_Goal_: Extract and list every line that contains the word "this".

## begin Data listing

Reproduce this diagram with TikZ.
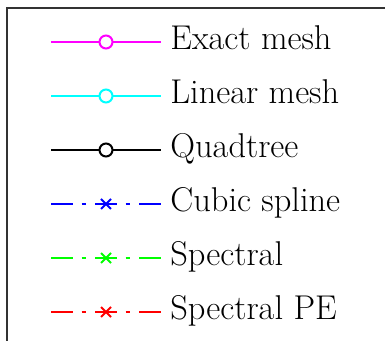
\documentclass[tikz,border=0pt]{standalone}
\usetikzlibrary{shapes.misc}
\definecolor{exactcol}{RGB}{255,0,255}
\definecolor{linearcol}{RGB}{0,255,255}
\definecolor{splinecol}{RGB}{0,0,255}
\definecolor{spectcol}{RGB}{0,255,0}
\definecolor{pecol}{RGB}{255,0,0}
\tikzset{
  mline/.style={line width=0.6pt},
  ddot/.style={mline, dash pattern=on 10.85pt off 4.5pt on 2.15pt off 4.5pt},
  omark/.style={circle, draw=#1, line width=1pt, fill=white, inner sep=0pt, minimum size=6.5pt},
  xmark/.style={cross out, draw=#1, line width=1pt, inner sep=0pt, minimum size=4pt},
  lbl/.style={anchor=base west, inner sep=0pt, font=\fontsize{17.2}{20}\selectfont}
}
\begin{document}
\begin{tikzpicture}[x=0.5pt,y=0.5pt]
\useasboundingbox (0,0) rectangle (385,-341);
\draw [black!80, line width=0.6pt] (7,-341) -- (7,-8) -- (385,-8);
% exact mesh
\coordinate (ex1) at (51,-42);
\coordinate (ex2) at (161,-42);
\draw [mline, exactcol] (ex1) -- (ex2);
\node [omark=exactcol] (exm) at (106,-42) {};
\node [lbl] (ext) at (170,-50) {Exact mesh};
% linear mesh
\coordinate (li1) at (51,-96);
\coordinate (li2) at (161,-96);
\draw [mline, linearcol] (li1) -- (li2);
\node [omark=linearcol] (lim) at (106,-96) {};
\node [lbl] (lit) at (170,-104) {Linear mesh};
% quadtree
\coordinate (qu1) at (51,-150);
\coordinate (qu2) at (161,-150);
\draw [mline, black] (qu1) -- (qu2);
\node [omark=black] (qum) at (106,-150) {};
\node [lbl] (qut) at (170,-158) {Quadtree};
% cubic spline
\coordinate (cu1) at (51,-204);
\coordinate (cu2) at (161,-204);
\draw [ddot, splinecol] (cu1) -- (cu2);
\node [xmark=splinecol] (cum) at (106,-204) {};
\node [lbl] (cut) at (170,-212) {Cubic spline};
% spectral
\coordinate (sp1) at (51,-258);
\coordinate (sp2) at (161,-258);
\draw [ddot, spectcol] (sp1) -- (sp2);
\node [xmark=spectcol] (spm) at (106,-258) {};
\node [lbl] (spt) at (170,-266) {Spectral};
% spectral PE
\coordinate (pe1) at (51,-312);
\coordinate (pe2) at (161,-312);
\draw [ddot, pecol] (pe1) -- (pe2);
\node [xmark=pecol] (pem) at (106,-312) {};
\node [lbl] (pet) at (170,-320) {Spectral PE};
\end{tikzpicture}
\end{document}
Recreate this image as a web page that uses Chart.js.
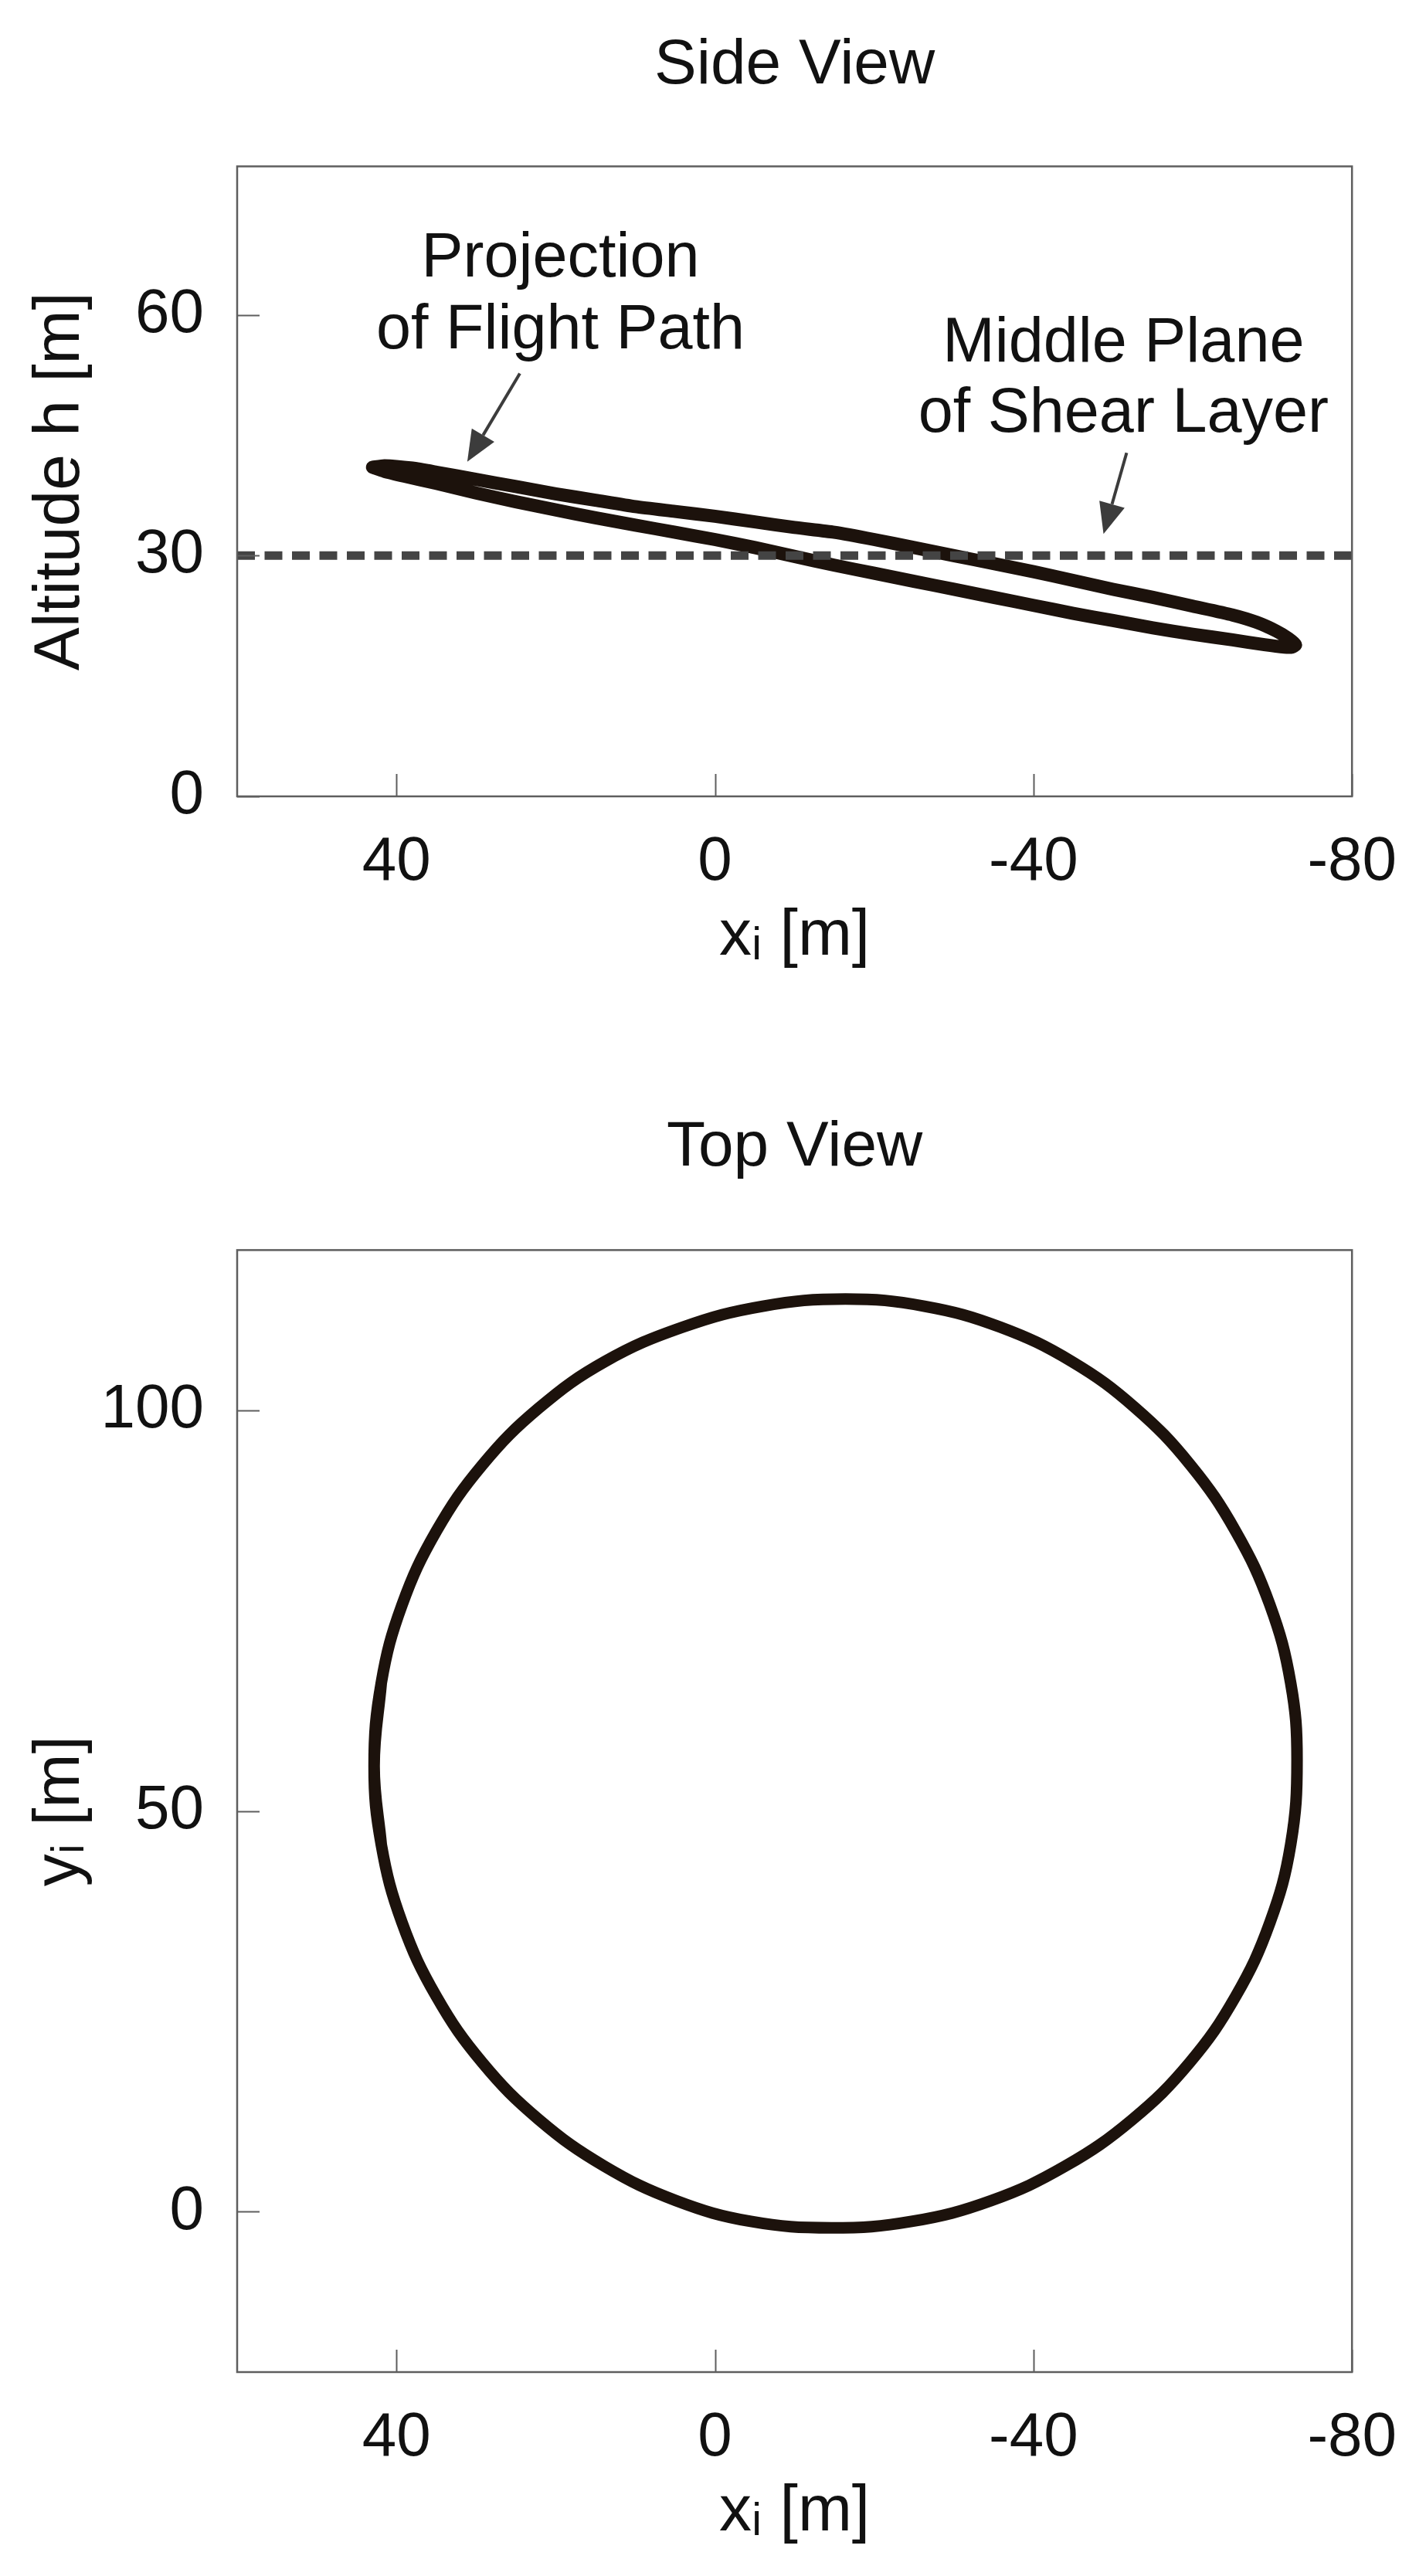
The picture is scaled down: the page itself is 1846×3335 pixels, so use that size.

## end Data listing

_Reply_:
Reproduce this diagram with TikZ.
Recreate this image as a web page that uses Chart.js.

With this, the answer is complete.